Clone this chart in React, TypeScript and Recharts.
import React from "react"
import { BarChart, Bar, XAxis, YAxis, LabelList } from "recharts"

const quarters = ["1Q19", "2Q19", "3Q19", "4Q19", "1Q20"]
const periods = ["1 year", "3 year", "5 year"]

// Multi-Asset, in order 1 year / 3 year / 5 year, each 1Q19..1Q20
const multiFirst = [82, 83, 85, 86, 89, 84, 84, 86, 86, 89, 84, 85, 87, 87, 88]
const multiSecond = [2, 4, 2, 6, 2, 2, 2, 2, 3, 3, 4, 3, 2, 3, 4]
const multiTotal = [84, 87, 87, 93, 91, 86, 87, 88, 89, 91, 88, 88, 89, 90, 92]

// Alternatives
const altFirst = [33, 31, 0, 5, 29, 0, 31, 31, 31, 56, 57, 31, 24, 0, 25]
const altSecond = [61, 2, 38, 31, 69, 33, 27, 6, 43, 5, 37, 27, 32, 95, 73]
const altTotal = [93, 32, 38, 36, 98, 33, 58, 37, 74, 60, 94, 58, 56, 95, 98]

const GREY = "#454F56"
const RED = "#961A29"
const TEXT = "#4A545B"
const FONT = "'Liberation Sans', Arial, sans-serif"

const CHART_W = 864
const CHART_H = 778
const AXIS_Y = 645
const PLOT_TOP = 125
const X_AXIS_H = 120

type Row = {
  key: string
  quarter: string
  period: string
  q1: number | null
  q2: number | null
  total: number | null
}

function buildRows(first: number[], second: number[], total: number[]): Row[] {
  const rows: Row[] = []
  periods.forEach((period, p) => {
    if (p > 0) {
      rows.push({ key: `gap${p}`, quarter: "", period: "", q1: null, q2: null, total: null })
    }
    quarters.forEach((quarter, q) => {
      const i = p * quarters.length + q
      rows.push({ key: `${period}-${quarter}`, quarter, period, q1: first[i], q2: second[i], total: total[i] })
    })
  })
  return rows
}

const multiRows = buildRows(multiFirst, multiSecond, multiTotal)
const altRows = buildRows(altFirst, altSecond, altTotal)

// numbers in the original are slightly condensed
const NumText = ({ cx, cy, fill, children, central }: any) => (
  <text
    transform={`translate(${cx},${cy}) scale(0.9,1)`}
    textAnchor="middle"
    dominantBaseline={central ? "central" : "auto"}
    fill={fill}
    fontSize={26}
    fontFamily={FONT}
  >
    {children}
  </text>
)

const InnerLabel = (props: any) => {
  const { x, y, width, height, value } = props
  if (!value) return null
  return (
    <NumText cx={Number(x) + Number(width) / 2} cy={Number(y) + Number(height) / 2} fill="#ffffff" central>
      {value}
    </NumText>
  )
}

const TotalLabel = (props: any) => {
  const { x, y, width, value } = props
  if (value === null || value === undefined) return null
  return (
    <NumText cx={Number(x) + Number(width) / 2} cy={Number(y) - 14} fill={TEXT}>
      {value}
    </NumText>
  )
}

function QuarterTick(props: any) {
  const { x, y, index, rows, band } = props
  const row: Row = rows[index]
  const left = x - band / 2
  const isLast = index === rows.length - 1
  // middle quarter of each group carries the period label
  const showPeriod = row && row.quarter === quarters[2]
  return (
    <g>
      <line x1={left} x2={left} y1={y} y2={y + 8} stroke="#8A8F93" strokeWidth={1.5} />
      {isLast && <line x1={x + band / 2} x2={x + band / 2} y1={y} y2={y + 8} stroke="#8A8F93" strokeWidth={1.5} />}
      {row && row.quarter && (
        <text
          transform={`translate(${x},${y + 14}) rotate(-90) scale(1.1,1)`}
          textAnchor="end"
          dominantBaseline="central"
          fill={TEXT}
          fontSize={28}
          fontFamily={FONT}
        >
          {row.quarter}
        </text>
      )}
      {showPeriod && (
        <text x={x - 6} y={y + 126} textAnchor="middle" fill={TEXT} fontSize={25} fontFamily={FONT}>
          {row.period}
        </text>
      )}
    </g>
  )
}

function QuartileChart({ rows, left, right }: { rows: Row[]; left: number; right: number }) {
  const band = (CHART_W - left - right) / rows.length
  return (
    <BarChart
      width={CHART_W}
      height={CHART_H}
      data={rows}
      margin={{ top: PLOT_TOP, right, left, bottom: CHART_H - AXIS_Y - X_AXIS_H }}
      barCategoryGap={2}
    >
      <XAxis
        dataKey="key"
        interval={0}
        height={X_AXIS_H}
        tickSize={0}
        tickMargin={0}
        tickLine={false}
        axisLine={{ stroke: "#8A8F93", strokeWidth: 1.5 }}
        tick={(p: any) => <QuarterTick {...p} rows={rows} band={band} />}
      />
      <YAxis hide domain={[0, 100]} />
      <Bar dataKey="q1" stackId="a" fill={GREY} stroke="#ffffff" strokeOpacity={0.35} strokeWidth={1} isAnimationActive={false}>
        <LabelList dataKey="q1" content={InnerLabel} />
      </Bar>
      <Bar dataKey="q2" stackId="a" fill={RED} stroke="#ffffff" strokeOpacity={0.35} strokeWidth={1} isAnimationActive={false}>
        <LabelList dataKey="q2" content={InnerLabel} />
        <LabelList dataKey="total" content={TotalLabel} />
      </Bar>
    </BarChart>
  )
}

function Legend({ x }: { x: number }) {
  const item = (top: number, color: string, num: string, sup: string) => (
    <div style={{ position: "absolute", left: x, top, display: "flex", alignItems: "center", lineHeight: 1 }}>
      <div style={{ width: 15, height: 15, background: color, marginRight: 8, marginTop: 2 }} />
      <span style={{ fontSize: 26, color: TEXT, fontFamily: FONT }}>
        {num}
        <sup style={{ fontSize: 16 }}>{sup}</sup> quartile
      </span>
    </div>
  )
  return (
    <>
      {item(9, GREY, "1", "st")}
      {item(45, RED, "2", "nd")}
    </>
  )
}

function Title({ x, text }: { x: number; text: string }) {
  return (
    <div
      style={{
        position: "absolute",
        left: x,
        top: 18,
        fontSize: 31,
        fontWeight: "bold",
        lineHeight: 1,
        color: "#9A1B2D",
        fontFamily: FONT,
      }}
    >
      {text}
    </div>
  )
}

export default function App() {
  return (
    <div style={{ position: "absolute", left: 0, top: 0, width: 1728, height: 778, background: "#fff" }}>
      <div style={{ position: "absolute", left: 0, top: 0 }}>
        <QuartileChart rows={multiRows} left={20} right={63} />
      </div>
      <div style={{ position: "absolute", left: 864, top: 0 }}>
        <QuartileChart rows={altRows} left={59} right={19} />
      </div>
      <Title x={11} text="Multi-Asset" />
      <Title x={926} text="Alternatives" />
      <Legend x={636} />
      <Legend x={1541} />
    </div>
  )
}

++++++++++++++++++++

> _Problem statement_
Return all of the data word for word.

> _Complete answer_
Clone this chart in React, TypeScript and Recharts.
import React from "react"
import { BarChart, Bar, XAxis, YAxis, LabelList } from "recharts"

const quarters = ["1Q19", "2Q19", "3Q19", "4Q19", "1Q20"]
const periods = ["1 year", "3 year", "5 year"]

// Multi-Asset, in order 1 year / 3 year / 5 year, each 1Q19..1Q20
const multiFirst = [82, 83, 85, 86, 89, 84, 84, 86, 86, 89, 84, 85, 87, 87, 88]
const multiSecond = [2, 4, 2, 6, 2, 2, 2, 2, 3, 3, 4, 3, 2, 3, 4]
const multiTotal = [84, 87, 87, 93, 91, 86, 87, 88, 89, 91, 88, 88, 89, 90, 92]

// Alternatives
const altFirst = [33, 31, 0, 5, 29, 0, 31, 31, 31, 56, 57, 31, 24, 0, 25]
const altSecond = [61, 2, 38, 31, 69, 33, 27, 6, 43, 5, 37, 27, 32, 95, 73]
const altTotal = [93, 32, 38, 36, 98, 33, 58, 37, 74, 60, 94, 58, 56, 95, 98]

const GREY = "#454F56"
const RED = "#961A29"
const TEXT = "#4A545B"
const FONT = "'Liberation Sans', Arial, sans-serif"

const CHART_W = 864
const CHART_H = 778
const AXIS_Y = 645
const PLOT_TOP = 125
const X_AXIS_H = 120

type Row = {
  key: string
  quarter: string
  period: string
  q1: number | null
  q2: number | null
  total: number | null
}

function buildRows(first: number[], second: number[], total: number[]): Row[] {
  const rows: Row[] = []
  periods.forEach((period, p) => {
    if (p > 0) {
      rows.push({ key: `gap${p}`, quarter: "", period: "", q1: null, q2: null, total: null })
    }
    quarters.forEach((quarter, q) => {
      const i = p * quarters.length + q
      rows.push({ key: `${period}-${quarter}`, quarter, period, q1: first[i], q2: second[i], total: total[i] })
    })
  })
  return rows
}

const multiRows = buildRows(multiFirst, multiSecond, multiTotal)
const altRows = buildRows(altFirst, altSecond, altTotal)

// numbers in the original are slightly condensed
const NumText = ({ cx, cy, fill, children, central }: any) => (
  <text
    transform={`translate(${cx},${cy}) scale(0.9,1)`}
    textAnchor="middle"
    dominantBaseline={central ? "central" : "auto"}
    fill={fill}
    fontSize={26}
    fontFamily={FONT}
  >
    {children}
  </text>
)

const InnerLabel = (props: any) => {
  const { x, y, width, height, value } = props
  if (!value) return null
  return (
    <NumText cx={Number(x) + Number(width) / 2} cy={Number(y) + Number(height) / 2} fill="#ffffff" central>
      {value}
    </NumText>
  )
}

const TotalLabel = (props: any) => {
  const { x, y, width, value } = props
  if (value === null || value === undefined) return null
  return (
    <NumText cx={Number(x) + Number(width) / 2} cy={Number(y) - 14} fill={TEXT}>
      {value}
    </NumText>
  )
}

function QuarterTick(props: any) {
  const { x, y, index, rows, band } = props
  const row: Row = rows[index]
  const left = x - band / 2
  const isLast = index === rows.length - 1
  // middle quarter of each group carries the period label
  const showPeriod = row && row.quarter === quarters[2]
  return (
    <g>
      <line x1={left} x2={left} y1={y} y2={y + 8} stroke="#8A8F93" strokeWidth={1.5} />
      {isLast && <line x1={x + band / 2} x2={x + band / 2} y1={y} y2={y + 8} stroke="#8A8F93" strokeWidth={1.5} />}
      {row && row.quarter && (
        <text
          transform={`translate(${x},${y + 14}) rotate(-90) scale(1.1,1)`}
          textAnchor="end"
          dominantBaseline="central"
          fill={TEXT}
          fontSize={28}
          fontFamily={FONT}
        >
          {row.quarter}
        </text>
      )}
      {showPeriod && (
        <text x={x - 6} y={y + 126} textAnchor="middle" fill={TEXT} fontSize={25} fontFamily={FONT}>
          {row.period}
        </text>
      )}
    </g>
  )
}

function QuartileChart({ rows, left, right }: { rows: Row[]; left: number; right: number }) {
  const band = (CHART_W - left - right) / rows.length
  return (
    <BarChart
      width={CHART_W}
      height={CHART_H}
      data={rows}
      margin={{ top: PLOT_TOP, right, left, bottom: CHART_H - AXIS_Y - X_AXIS_H }}
      barCategoryGap={2}
    >
      <XAxis
        dataKey="key"
        interval={0}
        height={X_AXIS_H}
        tickSize={0}
        tickMargin={0}
        tickLine={false}
        axisLine={{ stroke: "#8A8F93", strokeWidth: 1.5 }}
        tick={(p: any) => <QuarterTick {...p} rows={rows} band={band} />}
      />
      <YAxis hide domain={[0, 100]} />
      <Bar dataKey="q1" stackId="a" fill={GREY} stroke="#ffffff" strokeOpacity={0.35} strokeWidth={1} isAnimationActive={false}>
        <LabelList dataKey="q1" content={InnerLabel} />
      </Bar>
      <Bar dataKey="q2" stackId="a" fill={RED} stroke="#ffffff" strokeOpacity={0.35} strokeWidth={1} isAnimationActive={false}>
        <LabelList dataKey="q2" content={InnerLabel} />
        <LabelList dataKey="total" content={TotalLabel} />
      </Bar>
    </BarChart>
  )
}

function Legend({ x }: { x: number }) {
  const item = (top: number, color: string, num: string, sup: string) => (
    <div style={{ position: "absolute", left: x, top, display: "flex", alignItems: "center", lineHeight: 1 }}>
      <div style={{ width: 15, height: 15, background: color, marginRight: 8, marginTop: 2 }} />
      <span style={{ fontSize: 26, color: TEXT, fontFamily: FONT }}>
        {num}
        <sup style={{ fontSize: 16 }}>{sup}</sup> quartile
      </span>
    </div>
  )
  return (
    <>
      {item(9, GREY, "1", "st")}
      {item(45, RED, "2", "nd")}
    </>
  )
}

function Title({ x, text }: { x: number; text: string }) {
  return (
    <div
      style={{
        position: "absolute",
        left: x,
        top: 18,
        fontSize: 31,
        fontWeight: "bold",
        lineHeight: 1,
        color: "#9A1B2D",
        fontFamily: FONT,
      }}
    >
      {text}
    </div>
  )
}

export default function App() {
  return (
    <div style={{ position: "absolute", left: 0, top: 0, width: 1728, height: 778, background: "#fff" }}>
      <div style={{ position: "absolute", left: 0, top: 0 }}>
        <QuartileChart rows={multiRows} left={20} right={63} />
      </div>
      <div style={{ position: "absolute", left: 864, top: 0 }}>
        <QuartileChart rows={altRows} left={59} right={19} />
      </div>
      <Title x={11} text="Multi-Asset" />
      <Title x={926} text="Alternatives" />
      <Legend x={636} />
      <Legend x={1541} />
    </div>
  )
}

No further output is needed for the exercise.